── DATA SHOWN ──
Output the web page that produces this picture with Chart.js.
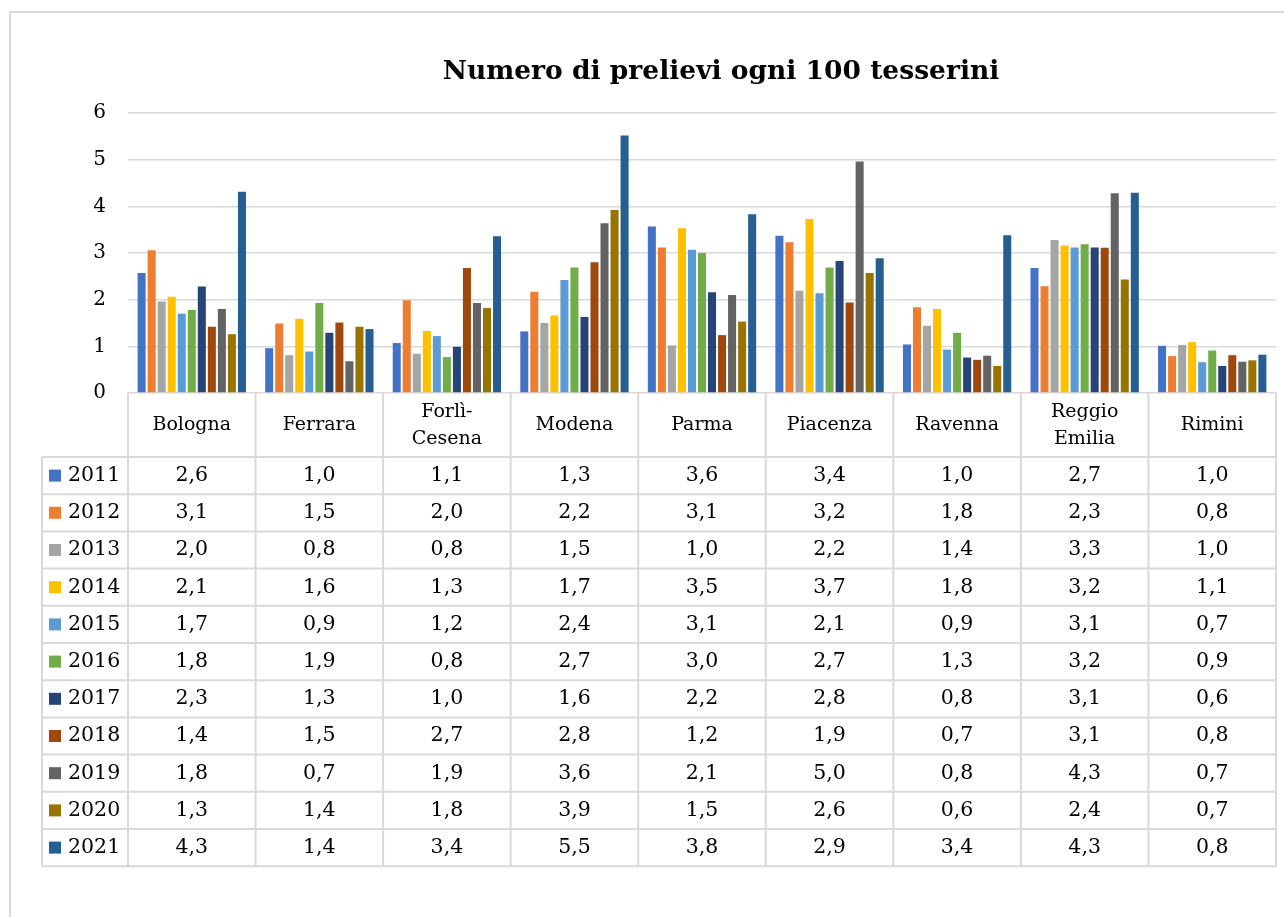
<!DOCTYPE html>
<html>
<head>
<meta charset="utf-8">
<script src="https://cdn.jsdelivr.net/npm/chart.js@4/dist/chart.umd.min.js"></script>
<style>
  html, body { margin: 0; padding: 0; background: #fff; overflow: hidden; }
  #wrap { position: relative; width: 1284px; height: 917px; }
</style>
</head>
<body>
<div id="wrap"><canvas id="chart" width="1284" height="917"></canvas></div>
<script>
const categories = ['Bologna', 'Ferrara', ['Forlì-', 'Cesena'], 'Modena', 'Parma', 'Piacenza', 'Ravenna', ['Reggio', 'Emilia'], 'Rimini'];
const years = ['2011', '2012', '2013', '2014', '2015', '2016', '2017', '2018', '2019', '2020', '2021'];
const colors = ['#4472C4', '#ED7D31', '#A5A5A5', '#FFC000', '#5B9BD5', '#70AD47', '#264478', '#9E480E', '#636363', '#997300', '#255E91'];
const yTicks = [0, 1, 2, 3, 4, 5, 6];

const v2011 = [2.57, 0.96, 1.07, 1.32, 3.57, 3.37, 1.04, 2.68, 1.01];
const v2012 = [3.06, 1.49, 1.99, 2.17, 3.12, 3.23, 1.84, 2.29, 0.79];
const v2013 = [1.96, 0.81, 0.84, 1.50, 1.02, 2.19, 1.44, 3.28, 1.03];
const v2014 = [2.06, 1.59, 1.33, 1.66, 3.53, 3.73, 1.80, 3.16, 1.09];
const v2015 = [1.70, 0.89, 1.22, 2.42, 3.07, 2.14, 0.93, 3.12, 0.66];
const v2016 = [1.78, 1.93, 0.77, 2.69, 3.00, 2.69, 1.29, 3.19, 0.91];
const v2017 = [2.28, 1.29, 0.99, 1.63, 2.16, 2.83, 0.76, 3.12, 0.58];
const v2018 = [1.42, 1.51, 2.68, 2.80, 1.24, 1.94, 0.71, 3.11, 0.81];
const v2019 = [1.80, 0.68, 1.93, 3.64, 2.10, 4.96, 0.80, 4.28, 0.67];
const v2020 = [1.26, 1.42, 1.82, 3.92, 1.53, 2.57, 0.58, 2.43, 0.70];
const v2021 = [4.31, 1.37, 3.36, 5.52, 3.83, 2.89, 3.38, 4.29, 0.82];

const series = [v2011, v2012, v2013, v2014, v2015, v2016, v2017, v2018, v2019, v2020, v2021];

const FONT = "'DejaVu Serif', serif";
const GRID = '#d9d9d9';

// frame, title and data table under the plot
const tablePlugin = {
    id: 'dataTable',
    afterDraw(chart) {
        const ctx = chart.ctx;
        const x = chart.scales.x;
        const area = chart.chartArea;
        const colW = (area.right - area.left) / categories.length;
        const headTop = area.bottom;
        const headBottom = 457;
        const rowH = 37.2;
        const tableBottom = headBottom + rowH * years.length;
        const leftX = 42;

        ctx.save();
        // outer frame
        ctx.strokeStyle = GRID;
        ctx.lineWidth = 2;
        ctx.strokeRect(10, 12, 1400, 1000);

        // title
        ctx.fillStyle = '#000';
        ctx.font = "bold 26.5px " + FONT;
        ctx.textAlign = 'center';
        ctx.textBaseline = 'middle';
        ctx.fillText('Numero di prelievi ogni 100 tesserini', 721, 72);

        // grid lines of the table
        ctx.strokeStyle = GRID;
        ctx.lineWidth = 2;
        ctx.beginPath();
        for (let i = 0; i <= categories.length; i++) {
            const cx = area.left + i * colW;
            ctx.moveTo(cx, headTop);
            ctx.lineTo(cx, tableBottom);
        }
        for (let r = 0; r <= years.length; r++) {
            const ry = headBottom + r * rowH;
            ctx.moveTo(leftX, ry);
            ctx.lineTo(area.right, ry);
        }
        ctx.moveTo(leftX, headBottom);
        ctx.lineTo(leftX, tableBottom);
        ctx.stroke();

        // header
        ctx.fillStyle = '#000';
        ctx.font = "19px " + FONT;
        categories.forEach((c, i) => {
            const cx = x.getPixelForValue(i);
            const mid = (headTop + headBottom) / 2;
            if (Array.isArray(c)) {
                ctx.fillText(c[0], cx, mid - 13);
                ctx.fillText(c[1], cx, mid + 14);
            } else {
                ctx.fillText(c, cx, mid);
            }
        });

        // rows
        ctx.font = "20.5px " + FONT;
        years.forEach((yr, r) => {
            const cy = headBottom + r * rowH + rowH / 2;
            ctx.fillStyle = colors[r];
            ctx.fillRect(49, cy - 6, 12, 12);
            ctx.fillStyle = '#000';
            ctx.textAlign = 'left';
            ctx.fillText(yr, 68, cy);
            ctx.textAlign = 'center';
            series[r].forEach((v, i) => {
                ctx.fillText(v.toFixed(1).replace('.', ','), x.getPixelForValue(i), cy);
            });
        });
        ctx.restore();
    }
};

new Chart(document.getElementById('chart'), {
    type: 'bar',
    data: {
        labels: categories.map(c => Array.isArray(c) ? c.join(' ') : c),
        datasets: years.map((yr, i) => ({
            label: yr,
            data: series[i],
            backgroundColor: colors[i],
            borderWidth: 0,
            categoryPercentage: 0.865,
            barPercentage: 0.8
        }))
    },
    options: {
        responsive: false,
        devicePixelRatio: 1,
        animation: false,
        layout: { padding: { left: 0, right: 8, top: 113, bottom: 524 } },
        plugins: {
            legend: { display: false },
            title: { display: false },
            tooltip: { enabled: false }
        },
        scales: {
            x: { display: false },
            y: {
                min: 0,
                max: 6,
                afterFit(scale) { scale.width = 128; },
                afterBuildTicks(scale) { scale.ticks = yTicks.map(v => ({ value: v })); },
                ticks: { color: '#000', font: { family: FONT, size: 20 }, padding: 22 },
                grid: { color: GRID, lineWidth: 1.5, drawTicks: false },
                border: { display: false }
            }
        }
    },
    plugins: [tablePlugin]
});
</script>
</body>
</html>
───
◆ REQUIRED TASK: Leave out the pictures and reproduce the rest of the listing exactly.

◆ ANSWER TO THIS TASK:
Output the web page that produces this picture with Chart.js.
<!DOCTYPE html>
<html>
<head>
<meta charset="utf-8">
<script src="https://cdn.jsdelivr.net/npm/chart.js@4/dist/chart.umd.min.js"></script>
<style>
  html, body { margin: 0; padding: 0; background: #fff; overflow: hidden; }
  #wrap { position: relative; width: 1284px; height: 917px; }
</style>
</head>
<body>
<div id="wrap"><canvas id="chart" width="1284" height="917"></canvas></div>
<script>
const categories = ['Bologna', 'Ferrara', ['Forlì-', 'Cesena'], 'Modena', 'Parma', 'Piacenza', 'Ravenna', ['Reggio', 'Emilia'], 'Rimini'];
const years = ['2011', '2012', '2013', '2014', '2015', '2016', '2017', '2018', '2019', '2020', '2021'];
const colors = ['#4472C4', '#ED7D31', '#A5A5A5', '#FFC000', '#5B9BD5', '#70AD47', '#264478', '#9E480E', '#636363', '#997300', '#255E91'];
const yTicks = [0, 1, 2, 3, 4, 5, 6];

const v2011 = [2.57, 0.96, 1.07, 1.32, 3.57, 3.37, 1.04, 2.68, 1.01];
const v2012 = [3.06, 1.49, 1.99, 2.17, 3.12, 3.23, 1.84, 2.29, 0.79];
const v2013 = [1.96, 0.81, 0.84, 1.50, 1.02, 2.19, 1.44, 3.28, 1.03];
const v2014 = [2.06, 1.59, 1.33, 1.66, 3.53, 3.73, 1.80, 3.16, 1.09];
const v2015 = [1.70, 0.89, 1.22, 2.42, 3.07, 2.14, 0.93, 3.12, 0.66];
const v2016 = [1.78, 1.93, 0.77, 2.69, 3.00, 2.69, 1.29, 3.19, 0.91];
const v2017 = [2.28, 1.29, 0.99, 1.63, 2.16, 2.83, 0.76, 3.12, 0.58];
const v2018 = [1.42, 1.51, 2.68, 2.80, 1.24, 1.94, 0.71, 3.11, 0.81];
const v2019 = [1.80, 0.68, 1.93, 3.64, 2.10, 4.96, 0.80, 4.28, 0.67];
const v2020 = [1.26, 1.42, 1.82, 3.92, 1.53, 2.57, 0.58, 2.43, 0.70];
const v2021 = [4.31, 1.37, 3.36, 5.52, 3.83, 2.89, 3.38, 4.29, 0.82];

const series = [v2011, v2012, v2013, v2014, v2015, v2016, v2017, v2018, v2019, v2020, v2021];

const FONT = "'DejaVu Serif', serif";
const GRID = '#d9d9d9';

// frame, title and data table under the plot
const tablePlugin = {
    id: 'dataTable',
    afterDraw(chart) {
        const ctx = chart.ctx;
        const x = chart.scales.x;
        const area = chart.chartArea;
        const colW = (area.right - area.left) / categories.length;
        const headTop = area.bottom;
        const headBottom = 457;
        const rowH = 37.2;
        const tableBottom = headBottom + rowH * years.length;
        const leftX = 42;

        ctx.save();
        // outer frame
        ctx.strokeStyle = GRID;
        ctx.lineWidth = 2;
        ctx.strokeRect(10, 12, 1400, 1000);

        // title
        ctx.fillStyle = '#000';
        ctx.font = "bold 26.5px " + FONT;
        ctx.textAlign = 'center';
        ctx.textBaseline = 'middle';
        ctx.fillText('Numero di prelievi ogni 100 tesserini', 721, 72);

        // grid lines of the table
        ctx.strokeStyle = GRID;
        ctx.lineWidth = 2;
        ctx.beginPath();
        for (let i = 0; i <= categories.length; i++) {
            const cx = area.left + i * colW;
            ctx.moveTo(cx, headTop);
            ctx.lineTo(cx, tableBottom);
        }
        for (let r = 0; r <= years.length; r++) {
            const ry = headBottom + r * rowH;
            ctx.moveTo(leftX, ry);
            ctx.lineTo(area.right, ry);
        }
        ctx.moveTo(leftX, headBottom);
        ctx.lineTo(leftX, tableBottom);
        ctx.stroke();

        // header
        ctx.fillStyle = '#000';
        ctx.font = "19px " + FONT;
        categories.forEach((c, i) => {
            const cx = x.getPixelForValue(i);
            const mid = (headTop + headBottom) / 2;
            if (Array.isArray(c)) {
                ctx.fillText(c[0], cx, mid - 13);
                ctx.fillText(c[1], cx, mid + 14);
            } else {
                ctx.fillText(c, cx, mid);
            }
        });

        // rows
        ctx.font = "20.5px " + FONT;
        years.forEach((yr, r) => {
            const cy = headBottom + r * rowH + rowH / 2;
            ctx.fillStyle = colors[r];
            ctx.fillRect(49, cy - 6, 12, 12);
            ctx.fillStyle = '#000';
            ctx.textAlign = 'left';
            ctx.fillText(yr, 68, cy);
            ctx.textAlign = 'center';
            series[r].forEach((v, i) => {
                ctx.fillText(v.toFixed(1).replace('.', ','), x.getPixelForValue(i), cy);
            });
        });
        ctx.restore();
    }
};

new Chart(document.getElementById('chart'), {
    type: 'bar',
    data: {
        labels: categories.map(c => Array.isArray(c) ? c.join(' ') : c),
        datasets: years.map((yr, i) => ({
            label: yr,
            data: series[i],
            backgroundColor: colors[i],
            borderWidth: 0,
            categoryPercentage: 0.865,
            barPercentage: 0.8
        }))
    },
    options: {
        responsive: false,
        devicePixelRatio: 1,
        animation: false,
        layout: { padding: { left: 0, right: 8, top: 113, bottom: 524 } },
        plugins: {
            legend: { display: false },
            title: { display: false },
            tooltip: { enabled: false }
        },
        scales: {
            x: { display: false },
            y: {
                min: 0,
                max: 6,
                afterFit(scale) { scale.width = 128; },
                afterBuildTicks(scale) { scale.ticks = yTicks.map(v => ({ value: v })); },
                ticks: { color: '#000', font: { family: FONT, size: 20 }, padding: 22 },
                grid: { color: GRID, lineWidth: 1.5, drawTicks: false },
                border: { display: false }
            }
        }
    },
    plugins: [tablePlugin]
});
</script>
</body>
</html>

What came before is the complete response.